YOUR TASK:
Only the lines from the start of the data to the line containing "0.8, 0.9, 1.0]", both included, should be output, exactly and without pictures.
================
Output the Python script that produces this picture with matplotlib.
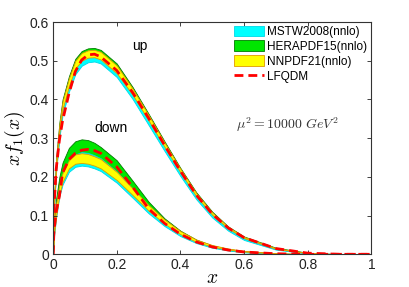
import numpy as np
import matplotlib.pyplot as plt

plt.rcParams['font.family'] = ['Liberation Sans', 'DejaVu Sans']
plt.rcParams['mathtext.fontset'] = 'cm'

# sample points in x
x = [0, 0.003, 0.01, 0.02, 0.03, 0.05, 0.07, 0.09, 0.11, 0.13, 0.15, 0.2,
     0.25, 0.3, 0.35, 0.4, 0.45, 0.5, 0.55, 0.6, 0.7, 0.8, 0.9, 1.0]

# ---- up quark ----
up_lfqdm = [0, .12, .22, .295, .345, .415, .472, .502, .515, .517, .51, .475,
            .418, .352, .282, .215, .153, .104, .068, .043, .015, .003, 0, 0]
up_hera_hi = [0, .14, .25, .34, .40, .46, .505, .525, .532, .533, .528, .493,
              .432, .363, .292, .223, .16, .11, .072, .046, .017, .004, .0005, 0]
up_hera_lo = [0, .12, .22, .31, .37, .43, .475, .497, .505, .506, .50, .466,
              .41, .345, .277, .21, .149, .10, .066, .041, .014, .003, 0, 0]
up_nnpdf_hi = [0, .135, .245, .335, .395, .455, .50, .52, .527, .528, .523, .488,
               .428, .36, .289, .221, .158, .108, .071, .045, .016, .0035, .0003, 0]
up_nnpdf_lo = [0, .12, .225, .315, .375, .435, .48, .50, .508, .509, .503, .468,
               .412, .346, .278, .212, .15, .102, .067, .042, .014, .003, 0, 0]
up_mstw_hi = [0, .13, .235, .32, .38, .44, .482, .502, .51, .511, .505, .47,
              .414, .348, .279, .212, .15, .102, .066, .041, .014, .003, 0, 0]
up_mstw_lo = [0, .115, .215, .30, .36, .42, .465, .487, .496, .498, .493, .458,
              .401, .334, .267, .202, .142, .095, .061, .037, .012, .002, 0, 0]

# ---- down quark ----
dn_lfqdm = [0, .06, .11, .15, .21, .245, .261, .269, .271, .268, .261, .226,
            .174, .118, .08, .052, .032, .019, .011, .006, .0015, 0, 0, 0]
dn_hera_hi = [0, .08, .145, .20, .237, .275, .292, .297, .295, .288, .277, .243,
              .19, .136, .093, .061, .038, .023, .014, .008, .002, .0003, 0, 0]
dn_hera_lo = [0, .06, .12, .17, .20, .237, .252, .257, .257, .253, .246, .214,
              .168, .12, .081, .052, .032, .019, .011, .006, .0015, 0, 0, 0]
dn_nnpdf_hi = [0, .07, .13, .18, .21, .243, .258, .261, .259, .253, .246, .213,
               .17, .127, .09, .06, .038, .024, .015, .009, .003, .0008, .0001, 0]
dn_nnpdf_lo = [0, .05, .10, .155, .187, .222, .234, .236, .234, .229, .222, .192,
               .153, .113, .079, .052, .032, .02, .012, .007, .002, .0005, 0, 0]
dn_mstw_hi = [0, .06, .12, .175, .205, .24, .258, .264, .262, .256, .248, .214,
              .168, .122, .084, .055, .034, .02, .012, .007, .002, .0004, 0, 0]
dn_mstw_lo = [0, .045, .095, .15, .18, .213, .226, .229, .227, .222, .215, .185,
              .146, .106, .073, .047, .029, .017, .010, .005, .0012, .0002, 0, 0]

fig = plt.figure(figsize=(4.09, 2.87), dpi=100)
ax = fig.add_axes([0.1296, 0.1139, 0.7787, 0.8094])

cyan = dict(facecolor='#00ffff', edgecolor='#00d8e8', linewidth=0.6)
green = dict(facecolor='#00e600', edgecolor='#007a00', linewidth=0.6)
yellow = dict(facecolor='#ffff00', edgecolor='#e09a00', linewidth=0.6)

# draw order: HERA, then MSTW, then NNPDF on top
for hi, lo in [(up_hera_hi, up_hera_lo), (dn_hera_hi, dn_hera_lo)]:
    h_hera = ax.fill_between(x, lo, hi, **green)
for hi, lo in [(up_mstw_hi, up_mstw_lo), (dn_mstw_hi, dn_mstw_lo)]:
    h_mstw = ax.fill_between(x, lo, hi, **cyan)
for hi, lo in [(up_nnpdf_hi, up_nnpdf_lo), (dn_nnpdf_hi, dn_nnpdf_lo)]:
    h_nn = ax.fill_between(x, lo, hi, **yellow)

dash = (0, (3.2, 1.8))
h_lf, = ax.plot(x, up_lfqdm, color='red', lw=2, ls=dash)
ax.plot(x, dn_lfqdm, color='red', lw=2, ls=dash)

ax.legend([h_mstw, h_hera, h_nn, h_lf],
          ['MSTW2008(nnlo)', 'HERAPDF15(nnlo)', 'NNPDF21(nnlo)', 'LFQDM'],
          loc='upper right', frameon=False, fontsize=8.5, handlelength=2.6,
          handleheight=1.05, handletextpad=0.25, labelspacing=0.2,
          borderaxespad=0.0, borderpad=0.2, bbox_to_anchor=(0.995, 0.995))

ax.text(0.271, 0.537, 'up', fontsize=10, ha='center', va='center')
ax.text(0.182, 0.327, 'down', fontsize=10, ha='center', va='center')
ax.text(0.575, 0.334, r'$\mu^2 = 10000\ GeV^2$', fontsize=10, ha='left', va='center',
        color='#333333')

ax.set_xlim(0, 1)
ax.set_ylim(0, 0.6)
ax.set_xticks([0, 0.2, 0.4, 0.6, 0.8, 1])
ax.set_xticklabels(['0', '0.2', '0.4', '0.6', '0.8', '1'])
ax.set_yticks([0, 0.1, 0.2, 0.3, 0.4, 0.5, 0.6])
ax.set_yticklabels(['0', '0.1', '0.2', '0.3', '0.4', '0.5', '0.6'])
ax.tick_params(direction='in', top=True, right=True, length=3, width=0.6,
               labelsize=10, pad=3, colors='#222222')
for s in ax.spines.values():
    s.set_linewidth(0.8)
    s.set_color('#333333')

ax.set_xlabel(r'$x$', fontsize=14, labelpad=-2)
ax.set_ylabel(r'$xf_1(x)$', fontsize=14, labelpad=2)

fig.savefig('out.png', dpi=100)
================
SOLUTION TO THIS TASK:
Output the Python script that produces this picture with matplotlib.
import numpy as np
import matplotlib.pyplot as plt

plt.rcParams['font.family'] = ['Liberation Sans', 'DejaVu Sans']
plt.rcParams['mathtext.fontset'] = 'cm'

# sample points in x
x = [0, 0.003, 0.01, 0.02, 0.03, 0.05, 0.07, 0.09, 0.11, 0.13, 0.15, 0.2,
     0.25, 0.3, 0.35, 0.4, 0.45, 0.5, 0.55, 0.6, 0.7, 0.8, 0.9, 1.0]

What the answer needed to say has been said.